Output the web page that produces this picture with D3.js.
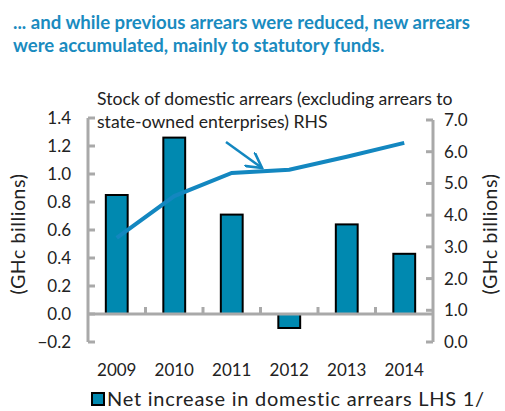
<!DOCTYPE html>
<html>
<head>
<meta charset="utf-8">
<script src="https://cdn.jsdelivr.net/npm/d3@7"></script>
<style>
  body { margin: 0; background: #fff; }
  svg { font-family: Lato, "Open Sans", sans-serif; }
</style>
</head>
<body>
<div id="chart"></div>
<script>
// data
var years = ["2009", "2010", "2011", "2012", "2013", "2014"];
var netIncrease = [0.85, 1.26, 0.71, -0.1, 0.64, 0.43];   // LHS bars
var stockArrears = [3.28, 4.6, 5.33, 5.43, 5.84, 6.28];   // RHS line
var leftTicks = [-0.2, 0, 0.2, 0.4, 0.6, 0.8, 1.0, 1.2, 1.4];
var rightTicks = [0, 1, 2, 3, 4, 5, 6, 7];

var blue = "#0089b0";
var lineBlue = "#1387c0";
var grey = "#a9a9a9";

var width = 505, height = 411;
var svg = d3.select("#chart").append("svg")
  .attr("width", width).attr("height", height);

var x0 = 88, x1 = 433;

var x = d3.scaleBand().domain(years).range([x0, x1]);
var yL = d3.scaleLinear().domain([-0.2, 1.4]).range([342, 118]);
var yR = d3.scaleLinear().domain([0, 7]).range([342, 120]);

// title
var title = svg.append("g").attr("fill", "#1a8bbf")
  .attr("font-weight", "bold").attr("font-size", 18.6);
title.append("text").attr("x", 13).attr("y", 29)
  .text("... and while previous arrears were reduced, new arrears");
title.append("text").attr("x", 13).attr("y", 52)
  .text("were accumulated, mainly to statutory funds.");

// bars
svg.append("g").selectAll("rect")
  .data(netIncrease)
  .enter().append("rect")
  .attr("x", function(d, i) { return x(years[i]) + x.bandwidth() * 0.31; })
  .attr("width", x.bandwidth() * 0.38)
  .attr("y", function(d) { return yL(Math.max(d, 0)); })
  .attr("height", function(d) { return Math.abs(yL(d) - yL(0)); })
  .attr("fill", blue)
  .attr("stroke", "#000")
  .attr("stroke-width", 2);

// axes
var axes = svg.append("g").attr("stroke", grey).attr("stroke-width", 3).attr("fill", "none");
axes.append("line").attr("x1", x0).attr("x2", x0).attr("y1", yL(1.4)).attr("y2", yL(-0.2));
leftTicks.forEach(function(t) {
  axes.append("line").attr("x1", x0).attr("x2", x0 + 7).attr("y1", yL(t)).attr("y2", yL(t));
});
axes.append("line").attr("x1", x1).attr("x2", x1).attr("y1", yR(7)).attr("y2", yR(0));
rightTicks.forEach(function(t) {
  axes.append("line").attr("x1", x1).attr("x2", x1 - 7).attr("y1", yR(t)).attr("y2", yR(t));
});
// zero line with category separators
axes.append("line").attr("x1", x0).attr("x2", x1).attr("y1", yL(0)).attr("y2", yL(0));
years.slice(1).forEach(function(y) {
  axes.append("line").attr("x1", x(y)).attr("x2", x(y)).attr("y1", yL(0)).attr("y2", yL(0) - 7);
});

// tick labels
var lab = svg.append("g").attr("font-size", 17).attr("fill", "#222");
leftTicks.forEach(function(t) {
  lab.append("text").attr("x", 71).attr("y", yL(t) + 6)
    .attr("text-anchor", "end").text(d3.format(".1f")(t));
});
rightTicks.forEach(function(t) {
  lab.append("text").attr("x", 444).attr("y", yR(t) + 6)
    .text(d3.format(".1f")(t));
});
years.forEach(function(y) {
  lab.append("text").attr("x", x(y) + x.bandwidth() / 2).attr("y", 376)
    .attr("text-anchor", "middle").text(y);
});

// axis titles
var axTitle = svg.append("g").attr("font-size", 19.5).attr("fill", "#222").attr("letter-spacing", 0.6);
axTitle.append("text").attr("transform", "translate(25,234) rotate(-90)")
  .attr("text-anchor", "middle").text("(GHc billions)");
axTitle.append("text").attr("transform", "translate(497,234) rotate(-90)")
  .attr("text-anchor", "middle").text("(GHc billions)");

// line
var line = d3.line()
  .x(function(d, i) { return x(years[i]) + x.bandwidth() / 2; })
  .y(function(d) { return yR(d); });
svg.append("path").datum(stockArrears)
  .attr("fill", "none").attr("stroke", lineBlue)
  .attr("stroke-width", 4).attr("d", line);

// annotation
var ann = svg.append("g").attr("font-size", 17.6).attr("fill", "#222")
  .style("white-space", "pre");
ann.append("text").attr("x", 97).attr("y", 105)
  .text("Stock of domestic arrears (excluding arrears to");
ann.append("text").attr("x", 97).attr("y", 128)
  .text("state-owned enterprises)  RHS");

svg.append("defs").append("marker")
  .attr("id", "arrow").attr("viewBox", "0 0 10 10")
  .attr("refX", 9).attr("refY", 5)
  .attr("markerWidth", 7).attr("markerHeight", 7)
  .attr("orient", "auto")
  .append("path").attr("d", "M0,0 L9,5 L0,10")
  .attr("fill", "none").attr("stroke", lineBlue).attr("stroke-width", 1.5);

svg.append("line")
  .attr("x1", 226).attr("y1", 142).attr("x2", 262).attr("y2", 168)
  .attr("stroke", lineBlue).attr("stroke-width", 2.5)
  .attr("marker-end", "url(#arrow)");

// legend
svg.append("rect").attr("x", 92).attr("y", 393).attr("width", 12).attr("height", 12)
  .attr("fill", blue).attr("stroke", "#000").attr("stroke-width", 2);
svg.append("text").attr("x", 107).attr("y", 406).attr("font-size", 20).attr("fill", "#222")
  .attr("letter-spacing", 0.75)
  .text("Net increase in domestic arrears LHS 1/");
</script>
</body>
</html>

● ● ●

Write out the full listing verbatim, excluding its pictures.

Output the web page that produces this picture with D3.js.
<!DOCTYPE html>
<html>
<head>
<meta charset="utf-8">
<script src="https://cdn.jsdelivr.net/npm/d3@7"></script>
<style>
  body { margin: 0; background: #fff; }
  svg { font-family: Lato, "Open Sans", sans-serif; }
</style>
</head>
<body>
<div id="chart"></div>
<script>
// data
var years = ["2009", "2010", "2011", "2012", "2013", "2014"];
var netIncrease = [0.85, 1.26, 0.71, -0.1, 0.64, 0.43];   // LHS bars
var stockArrears = [3.28, 4.6, 5.33, 5.43, 5.84, 6.28];   // RHS line
var leftTicks = [-0.2, 0, 0.2, 0.4, 0.6, 0.8, 1.0, 1.2, 1.4];
var rightTicks = [0, 1, 2, 3, 4, 5, 6, 7];

var blue = "#0089b0";
var lineBlue = "#1387c0";
var grey = "#a9a9a9";

var width = 505, height = 411;
var svg = d3.select("#chart").append("svg")
  .attr("width", width).attr("height", height);

var x0 = 88, x1 = 433;

var x = d3.scaleBand().domain(years).range([x0, x1]);
var yL = d3.scaleLinear().domain([-0.2, 1.4]).range([342, 118]);
var yR = d3.scaleLinear().domain([0, 7]).range([342, 120]);

// title
var title = svg.append("g").attr("fill", "#1a8bbf")
  .attr("font-weight", "bold").attr("font-size", 18.6);
title.append("text").attr("x", 13).attr("y", 29)
  .text("... and while previous arrears were reduced, new arrears");
title.append("text").attr("x", 13).attr("y", 52)
  .text("were accumulated, mainly to statutory funds.");

// bars
svg.append("g").selectAll("rect")
  .data(netIncrease)
  .enter().append("rect")
  .attr("x", function(d, i) { return x(years[i]) + x.bandwidth() * 0.31; })
  .attr("width", x.bandwidth() * 0.38)
  .attr("y", function(d) { return yL(Math.max(d, 0)); })
  .attr("height", function(d) { return Math.abs(yL(d) - yL(0)); })
  .attr("fill", blue)
  .attr("stroke", "#000")
  .attr("stroke-width", 2);

// axes
var axes = svg.append("g").attr("stroke", grey).attr("stroke-width", 3).attr("fill", "none");
axes.append("line").attr("x1", x0).attr("x2", x0).attr("y1", yL(1.4)).attr("y2", yL(-0.2));
leftTicks.forEach(function(t) {
  axes.append("line").attr("x1", x0).attr("x2", x0 + 7).attr("y1", yL(t)).attr("y2", yL(t));
});
axes.append("line").attr("x1", x1).attr("x2", x1).attr("y1", yR(7)).attr("y2", yR(0));
rightTicks.forEach(function(t) {
  axes.append("line").attr("x1", x1).attr("x2", x1 - 7).attr("y1", yR(t)).attr("y2", yR(t));
});
// zero line with category separators
axes.append("line").attr("x1", x0).attr("x2", x1).attr("y1", yL(0)).attr("y2", yL(0));
years.slice(1).forEach(function(y) {
  axes.append("line").attr("x1", x(y)).attr("x2", x(y)).attr("y1", yL(0)).attr("y2", yL(0) - 7);
});

// tick labels
var lab = svg.append("g").attr("font-size", 17).attr("fill", "#222");
leftTicks.forEach(function(t) {
  lab.append("text").attr("x", 71).attr("y", yL(t) + 6)
    .attr("text-anchor", "end").text(d3.format(".1f")(t));
});
rightTicks.forEach(function(t) {
  lab.append("text").attr("x", 444).attr("y", yR(t) + 6)
    .text(d3.format(".1f")(t));
});
years.forEach(function(y) {
  lab.append("text").attr("x", x(y) + x.bandwidth() / 2).attr("y", 376)
    .attr("text-anchor", "middle").text(y);
});

// axis titles
var axTitle = svg.append("g").attr("font-size", 19.5).attr("fill", "#222").attr("letter-spacing", 0.6);
axTitle.append("text").attr("transform", "translate(25,234) rotate(-90)")
  .attr("text-anchor", "middle").text("(GHc billions)");
axTitle.append("text").attr("transform", "translate(497,234) rotate(-90)")
  .attr("text-anchor", "middle").text("(GHc billions)");

// line
var line = d3.line()
  .x(function(d, i) { return x(years[i]) + x.bandwidth() / 2; })
  .y(function(d) { return yR(d); });
svg.append("path").datum(stockArrears)
  .attr("fill", "none").attr("stroke", lineBlue)
  .attr("stroke-width", 4).attr("d", line);

// annotation
var ann = svg.append("g").attr("font-size", 17.6).attr("fill", "#222")
  .style("white-space", "pre");
ann.append("text").attr("x", 97).attr("y", 105)
  .text("Stock of domestic arrears (excluding arrears to");
ann.append("text").attr("x", 97).attr("y", 128)
  .text("state-owned enterprises)  RHS");

svg.append("defs").append("marker")
  .attr("id", "arrow").attr("viewBox", "0 0 10 10")
  .attr("refX", 9).attr("refY", 5)
  .attr("markerWidth", 7).attr("markerHeight", 7)
  .attr("orient", "auto")
  .append("path").attr("d", "M0,0 L9,5 L0,10")
  .attr("fill", "none").attr("stroke", lineBlue).attr("stroke-width", 1.5);

svg.append("line")
  .attr("x1", 226).attr("y1", 142).attr("x2", 262).attr("y2", 168)
  .attr("stroke", lineBlue).attr("stroke-width", 2.5)
  .attr("marker-end", "url(#arrow)");

// legend
svg.append("rect").attr("x", 92).attr("y", 393).attr("width", 12).attr("height", 12)
  .attr("fill", blue).attr("stroke", "#000").attr("stroke-width", 2);
svg.append("text").attr("x", 107).attr("y", 406).attr("font-size", 20).attr("fill", "#222")
  .attr("letter-spacing", 0.75)
  .text("Net increase in domestic arrears LHS 1/");
</script>
</body>
</html>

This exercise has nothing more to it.